"…rigid hierarchies like the one you grew up in are lousy at dealing with change"
Martin Springfield in Charles Stross‘ Singularity Sky(Amazon.com).
Change is difficult. Uncertainty makes change even harder. Catherine Edwards and Graham Walton suggest that to manage change you need "an atmosphere of openness, good communications, clear vision, leadership and training engenders good change management and this involves the issue of management style. Consultation, communications, transparency and informality minimise fear and suspicion; staff resent the sense that changes are imposed on them and that they are powerless – they need to be involved. They need to understand the rationale behind decisions which are being made". Achieving this environment can be extremely difficult in a hierarchical organization.
I wonder how in an organization with a hierarchical decision making structure to successfully implement large scale change. Peter Senge offers that we need to think of change as growing something and rather than just "changing". This might be tougher, because this requires an organization to take a long view of itself, not the quarterly or annual planning cycles we live through. The inertia of an organization might be too much to move.

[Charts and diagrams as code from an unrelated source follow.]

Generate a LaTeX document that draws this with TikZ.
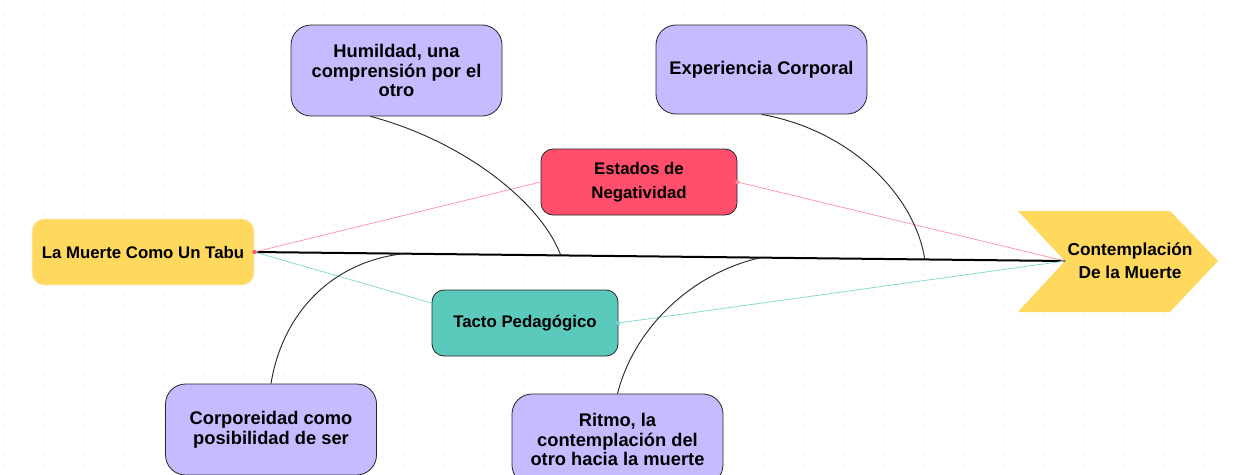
\documentclass[tikz,border=0pt]{standalone}
\usepackage{fontspec}
\setmainfont{Liberation Sans}
\usetikzlibrary{calc}
\definecolor{dotc}{HTML}{DADADA}
\definecolor{cyel}{HTML}{FFD95E}
\definecolor{cred}{HTML}{FF4F6C}
\definecolor{cteal}{HTML}{5CC9BD}
\definecolor{cpur}{HTML}{C7BBFF}
\definecolor{lpink}{HTML}{FF8FA3}
\definecolor{lteal}{HTML}{7FD8CF}
\begin{document}
\begin{tikzpicture}[x=1pt,y=-1pt,
  box/.style={rounded corners=12, draw=black!85, line width=0.8pt, align=center,
    font=\fontsize{16.8}{24}\selectfont\bfseries, inner sep=0pt},
  pbox/.style={box, fill=cpur, rounded corners=20, minimum width=211pt, minimum height=91pt,
    font=\fontsize{18.3}{19.8}\selectfont\bfseries},
  branch/.style={draw=black!85, line width=0.9pt},
  plink/.style={draw=lpink, line width=0.7pt},
  tlink/.style={draw=lteal, line width=0.7pt}]
\useasboundingbox (0,0) rectangle (1238,474);
\fill[white] (0,0) rectangle (1238,474);
\foreach \i in {0,...,123}{\foreach \j in {0,...,46}{\fill[dotc] (\i*10+4,\j*10+5) circle (0.7);}}

% nodes
\node[box, fill=cyel, draw=cyel!90!black!30, minimum width=222pt, minimum height=66pt] (tabu) at (143,252) {La Muerte Como Un Tabu};
\node[box, fill=cred, minimum width=196pt, minimum height=66pt] (est) at (639,182) {Estados de\\Negatividad};
\node[box, fill=cteal, minimum width=186pt, minimum height=66pt] (tac) at (525,323) {Tacto Pedagógico};
\node[pbox] (hum) at (396.5,70.5) {Humildad, una\\comprensión por el\\otro};
\node[pbox, minimum height=89pt] (exp) at (761.5,69.5) {Experiencia Corporal};
\node[pbox] (cor) at (271,429.5) {Corporeidad como\\posibilidad de ser};
\node[pbox] (rit) at (617.5,439.5) {Ritmo, la\\contemplación del\\otro hacia la muerte};

% chevron
\coordinate (notch) at (1065,261);
\fill[cyel] (1018,211) -- (1170,211) -- (1218,261) -- (1170,312) -- (1018,312) -- (notch) -- cycle;
\node[align=center, font=\fontsize{17.3}{23}\selectfont\bfseries] (con) at (1130,261) {Contemplación\\De la Muerte};

% spine
\coordinate (s0) at (tabu.east);
\draw[line width=2pt] (s0) -- (notch);

% thin links
\draw[plink] (s0) -- (est.west);
\draw[plink] (notch) -- (est.east);
\fill[lpink] (est.east) circle (2);
\draw[tlink] (s0) -- ($(tac.west)+(0,-20)$);
\draw[tlink] (notch) -- (tac.east);
\fill[lteal] (tac.east) circle (2);
\fill[cred] (s0) circle (2);

% branches
\draw[branch] ($(hum.south)+(-26,0)$) .. controls (460,140) and (540,200) .. ($(s0)!0.378!(notch)$);
\draw[branch] ($(exp.south)+(0,0)$) .. controls (850,130) and (915,195) .. ($(s0)!0.827!(notch)$);
\draw[branch] (cor.north) .. controls (282,315) and (330,262) .. ($(s0)!0.184!(notch)$);
\draw[branch] (rit.north) .. controls (635,325) and (695,272) .. ($(s0)!0.625!(notch)$);
\end{tikzpicture}
\end{document}
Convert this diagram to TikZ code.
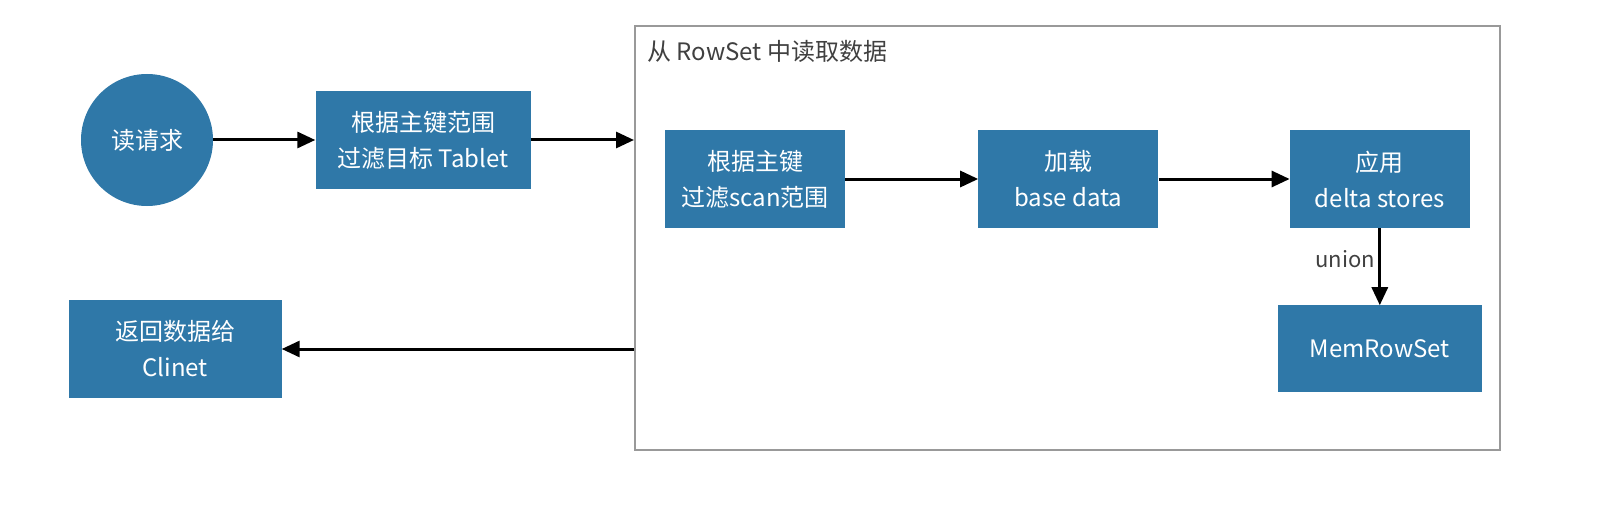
\documentclass[tikz,border=0pt]{standalone}
\usepackage{fontspec}
\setmainfont{Noto Sans CJK SC}
\usetikzlibrary{arrows.meta,positioning}
\definecolor{kuduBlue}{HTML}{2F78A8}

\begin{document}
\begin{tikzpicture}[x=1pt, y=-1pt,
		boxtext/.style = {align=center, inner sep=2pt, text=white, font=\fontsize{24}{36}\selectfont},
		stepbox/.style = {boxtext, rectangle, fill=kuduBlue, minimum width=180pt, minimum height=98pt},
		startnode/.style = {boxtext, circle, fill=kuduBlue, minimum size=132pt},
		flow/.style = {-{Triangle[length=18pt,width=16pt]}, line width=3pt, black},
		note/.style = {font=\fontsize{22}{26}\selectfont, text=black!75},
	]
	\useasboundingbox (0,0) rectangle (1617,524);
	% outer flow
	\node [startnode] (req) at (147,140) {读请求};
	\node [stepbox, minimum width=215pt] (tablet) at (423,140) {根据主键范围\\过滤目标 Tablet};
	\node [stepbox, minimum width=213pt] (ret) at (175,349) {返回数据给\\Clinet};
	% rowset frame
	\node [draw=black!40, line width=2pt, minimum width=865pt, minimum height=424pt] (rowset) at (1067.5,238) {};
	\node [note, font=\fontsize{24}{28}\selectfont, anchor=north west, inner sep=0pt] (title) at ([shift={(13,15)}]rowset.north west) {从 RowSet 中读取数据};
	% inner steps
	\node [stepbox] (scan) at (755,179) {根据主键\\过滤scan范围};
	\node [stepbox, right=133pt of scan] (base) {加载\\base data};
	\node [stepbox, right=131pt of base] (delta) {应用\\delta stores};
	\node [stepbox, minimum width=204pt, minimum height=87pt, below=77pt of delta] (mem) {MemRowSet};

	\draw [flow] (req) -- (tablet);
	\draw [flow] (tablet) -- (tablet -| rowset.west);
	\draw [flow] (scan) -- (base);
	\draw [flow] (base) -- (delta);
	\draw [flow] (delta) -- node [note, left, pos=0.4] {union} (mem);
	\draw [flow] (rowset.west |- ret) -- (ret);
\end{tikzpicture}
\end{document}
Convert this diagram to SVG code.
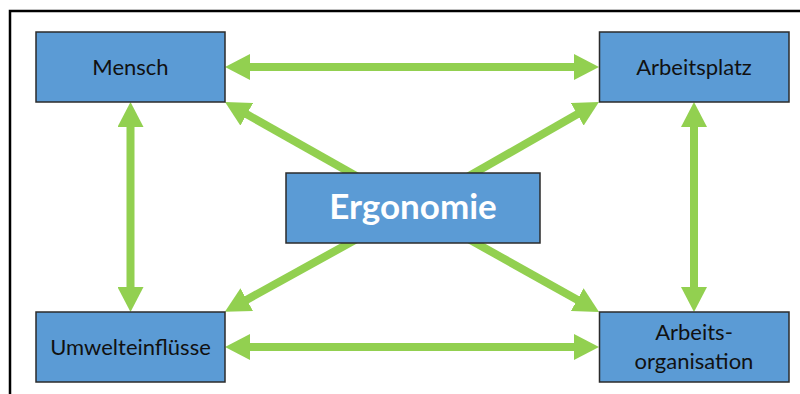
<svg xmlns="http://www.w3.org/2000/svg" width="800" height="394" viewBox="0 0 800 394">
  <defs>
    <style>
      .box { fill: #5B9BD5; stroke: #2B2B2B; stroke-width: 1.5; }
      .lbl { font-family: Lato, "Liberation Sans", sans-serif; font-size: 22px; fill: #111; text-anchor: middle; }
      .main { font-family: Lato, "Liberation Sans", sans-serif; font-size: 35px; font-weight: bold; fill: #fff; text-anchor: middle; }
      .conn { stroke: #92D050; stroke-width: 8; fill: none; }
      .frame { stroke: #000; stroke-width: 2.5; fill: none; }
    </style>
    <marker id="head" viewBox="0 0 25 26" markerUnits="userSpaceOnUse" markerWidth="25" markerHeight="26" refX="1" refY="13" orient="auto-start-reverse">
      <path d="M0,0 L25,13 L0,26 z" fill="#92D050"/>
    </marker>
  </defs>
  <rect width="800" height="394" fill="#fff"/>
  <path class="frame" d="M10,394 V11 H800"/>
  <g id="connectors">
    <line class="conn" x1="249" y1="67" x2="575" y2="67" marker-start="url(#head)" marker-end="url(#head)"/>
    <line class="conn" x1="249" y1="347" x2="575" y2="347" marker-start="url(#head)" marker-end="url(#head)"/>
    <line class="conn" x1="130.5" y1="126" x2="130.5" y2="288" marker-start="url(#head)" marker-end="url(#head)"/>
    <line class="conn" x1="694" y1="126" x2="694" y2="288" marker-start="url(#head)" marker-end="url(#head)"/>
    <line class="conn" x1="413" y1="208" x2="245.9" y2="113.8" marker-end="url(#head)"/>
    <line class="conn" x1="413" y1="208" x2="578.1" y2="113.8" marker-end="url(#head)"/>
    <line class="conn" x1="413" y1="208" x2="245.9" y2="300.2" marker-end="url(#head)"/>
    <line class="conn" x1="413" y1="208" x2="578.1" y2="300.2" marker-end="url(#head)"/>
  </g>
  <g id="mensch">
    <rect class="box" x="36" y="32" width="189" height="70"/>
    <text class="lbl" x="130.5" y="74.5">Mensch</text>
  </g>
  <g id="arbeitsplatz">
    <rect class="box" x="599.5" y="32" width="189.5" height="70"/>
    <text class="lbl" x="694" y="74.5">Arbeitsplatz</text>
  </g>
  <g id="umwelteinfluesse">
    <rect class="box" x="36" y="312" width="189" height="70"/>
    <text class="lbl" x="130.5" y="354.5">Umwelteinflüsse</text>
  </g>
  <g id="arbeitsorganisation">
    <rect class="box" x="599.5" y="312" width="189.5" height="70"/>
    <text class="lbl" x="694" y="339.5">Arbeits-</text>
    <text class="lbl" x="694" y="368.5">organisation</text>
  </g>
  <g id="ergonomie">
    <rect class="box" x="286" y="173" width="254" height="70"/>
    <text class="main" x="413" y="218.5">Ergonomie</text>
  </g>
</svg>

This must be why pockets of innovation occur in companies, ala PARC being able to create the Star and Xerox being unable to captialize; and the need for smaller organizations for innovations (startups). This works for private entities, I wonder does it work for larger institutions, e.g., government or universities. While DeVry and the University of Phoenix are growing do we expect them to subplant traditional universities? Is change really an imperative if the university will continue to receive government funding even if it is unable to adapt or change?